One plan would see a casino built on a site near Newark Broad Street Station.
"Newark is struggling economically," says Gloria Harris. "To bring gambling in it would be like it is in Atlantic City, it would almost make us a wasteland."
There are some groups who are opposed to building a casino anywhere in North Jersey. Numerous media reports say anti-gambling expansion TV ads are backed by the New York City Hotel Workers Union and an international firm that owns a casino in Queens. 
Berger Organization COO Miles Berger says his company wants to build the North Jersey casino on several parcels of land that would be taxable.
"It would create 1,500 construction jobs, and then 1,500 permanent full-time jobs," Berger says.

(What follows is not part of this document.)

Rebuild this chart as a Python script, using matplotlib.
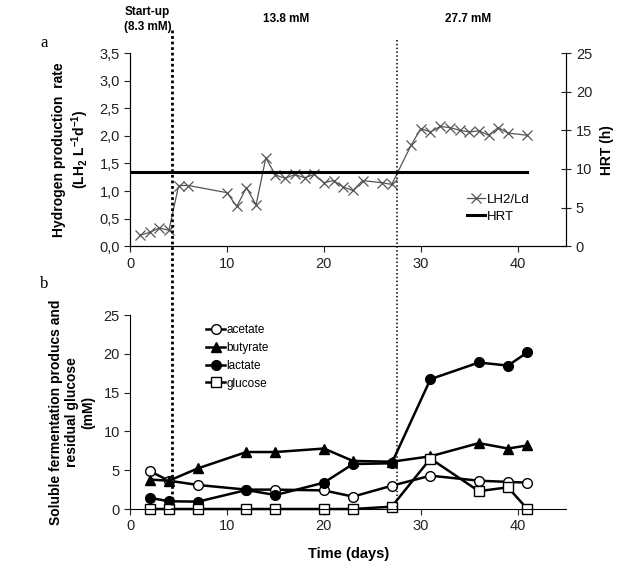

He says that a casino in Newark could do better than the ones in Atlantic City.
"Could you imagine if the Revel Hotel...was built on Broad Street in Newark, 22 minutes from Manhattan?" Berger asks. "If those people could pick that hotel up and move it or had they built that hotel [in Newark] to begin with, how tremendously it would be doing today?"
The Revel Casino cost $2.2 billion to build, but was recently sold for only $80 million.
An ad campaign in support of the North Jersey casino was abandoned when polls showed that the measure to approve it was unlikely to pass.
If the measure fails, it would be another two years before it could go back on the ballot.